In terms of diplomatic relationships, from an Asian perspective New Zealand gets lumped with Australia, and by and large there are three dimensions to this relationship:
a)Defence - The formal military ties (i.e. the Five Power Defence Arrangements) rightly or wrongly reassure Malaysian and Singapore that they have a couple of friendly western democratic nations to their south who are willing to rise up in their defence. The defence arrangements are an important link because Australia and New Zealand are seen as integral stabilisers within the region. (It will take a National government in New Zealand donkeys years longer than any other country to realise that South-East Asia wants a zone of peace, freedom and neutrality and that New Zealands military presence is incompatible with this aim).
b)Economic/Aid - Kuala Lumpur and Singapore see NZ as important in terms of supplying some economic assistance although NZ's economic aid is in no way as significant as that rendered by the US, West Germany or the UK. It is also seen as a source of private investment which is fairly marginal.
c)Education - New Zealand is seen as a centre to take the strain off some of the indigenous educational resources.
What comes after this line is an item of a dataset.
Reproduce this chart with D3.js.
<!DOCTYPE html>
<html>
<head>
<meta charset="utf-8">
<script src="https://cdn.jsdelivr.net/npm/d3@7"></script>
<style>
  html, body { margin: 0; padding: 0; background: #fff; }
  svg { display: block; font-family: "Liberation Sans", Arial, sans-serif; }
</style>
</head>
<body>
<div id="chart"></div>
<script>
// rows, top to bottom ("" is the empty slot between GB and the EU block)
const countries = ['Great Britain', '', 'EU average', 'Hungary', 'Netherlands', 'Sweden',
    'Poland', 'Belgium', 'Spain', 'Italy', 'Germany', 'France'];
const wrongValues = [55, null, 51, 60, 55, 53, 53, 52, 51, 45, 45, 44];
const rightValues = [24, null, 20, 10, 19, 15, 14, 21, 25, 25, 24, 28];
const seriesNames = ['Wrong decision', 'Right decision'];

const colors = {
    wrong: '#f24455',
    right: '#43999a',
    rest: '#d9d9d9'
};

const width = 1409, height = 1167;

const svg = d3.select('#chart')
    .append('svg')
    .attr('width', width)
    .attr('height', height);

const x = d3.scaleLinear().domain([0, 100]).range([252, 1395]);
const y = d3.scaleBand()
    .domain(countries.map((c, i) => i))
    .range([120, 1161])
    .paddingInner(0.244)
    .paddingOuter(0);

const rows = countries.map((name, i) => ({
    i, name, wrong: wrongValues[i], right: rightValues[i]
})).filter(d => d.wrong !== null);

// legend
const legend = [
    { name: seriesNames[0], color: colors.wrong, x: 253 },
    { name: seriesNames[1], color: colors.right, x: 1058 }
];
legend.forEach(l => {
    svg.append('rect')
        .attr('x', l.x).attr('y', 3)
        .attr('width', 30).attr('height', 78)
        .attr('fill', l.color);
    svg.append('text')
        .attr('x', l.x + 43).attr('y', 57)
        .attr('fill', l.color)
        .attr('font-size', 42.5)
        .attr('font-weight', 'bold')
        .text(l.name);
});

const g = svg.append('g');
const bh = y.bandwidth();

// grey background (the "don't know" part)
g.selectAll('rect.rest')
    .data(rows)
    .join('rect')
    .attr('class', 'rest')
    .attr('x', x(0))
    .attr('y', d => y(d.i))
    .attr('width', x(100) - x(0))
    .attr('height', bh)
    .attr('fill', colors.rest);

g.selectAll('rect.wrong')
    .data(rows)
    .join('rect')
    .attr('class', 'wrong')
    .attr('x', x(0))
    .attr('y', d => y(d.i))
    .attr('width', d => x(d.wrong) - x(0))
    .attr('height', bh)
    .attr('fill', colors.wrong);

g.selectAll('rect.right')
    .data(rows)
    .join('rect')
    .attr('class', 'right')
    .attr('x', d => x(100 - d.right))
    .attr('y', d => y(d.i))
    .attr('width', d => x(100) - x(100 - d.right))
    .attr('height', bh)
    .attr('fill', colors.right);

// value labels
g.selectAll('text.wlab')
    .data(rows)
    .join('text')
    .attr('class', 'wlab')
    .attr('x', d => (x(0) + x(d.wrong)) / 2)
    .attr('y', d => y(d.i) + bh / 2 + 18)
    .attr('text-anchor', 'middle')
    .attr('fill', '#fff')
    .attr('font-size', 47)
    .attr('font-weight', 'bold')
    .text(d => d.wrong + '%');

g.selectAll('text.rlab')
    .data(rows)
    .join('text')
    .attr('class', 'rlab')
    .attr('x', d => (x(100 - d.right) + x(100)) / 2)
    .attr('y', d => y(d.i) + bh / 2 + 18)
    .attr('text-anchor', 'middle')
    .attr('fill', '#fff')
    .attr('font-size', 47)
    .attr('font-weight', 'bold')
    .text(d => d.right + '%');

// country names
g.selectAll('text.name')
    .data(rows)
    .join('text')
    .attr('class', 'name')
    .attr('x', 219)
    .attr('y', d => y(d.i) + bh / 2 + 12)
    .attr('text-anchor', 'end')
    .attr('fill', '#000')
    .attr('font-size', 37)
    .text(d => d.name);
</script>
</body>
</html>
It has been seen as a provider of educational institutions.

Apart from this New Zealand is also seen as a Western outpost in the Southern hemisphere which may or may not be reassuring depending on how New Zealanders view the west. Under the Muldoon government the principal objective of New Zealands foreign policy has been to play second-fiddle to the US and to act as a kind "trip-wire" or "trigger" in SEA for one of the world's most devastation nuclear arsenals. This is, what New Zealand is to South-East Asia.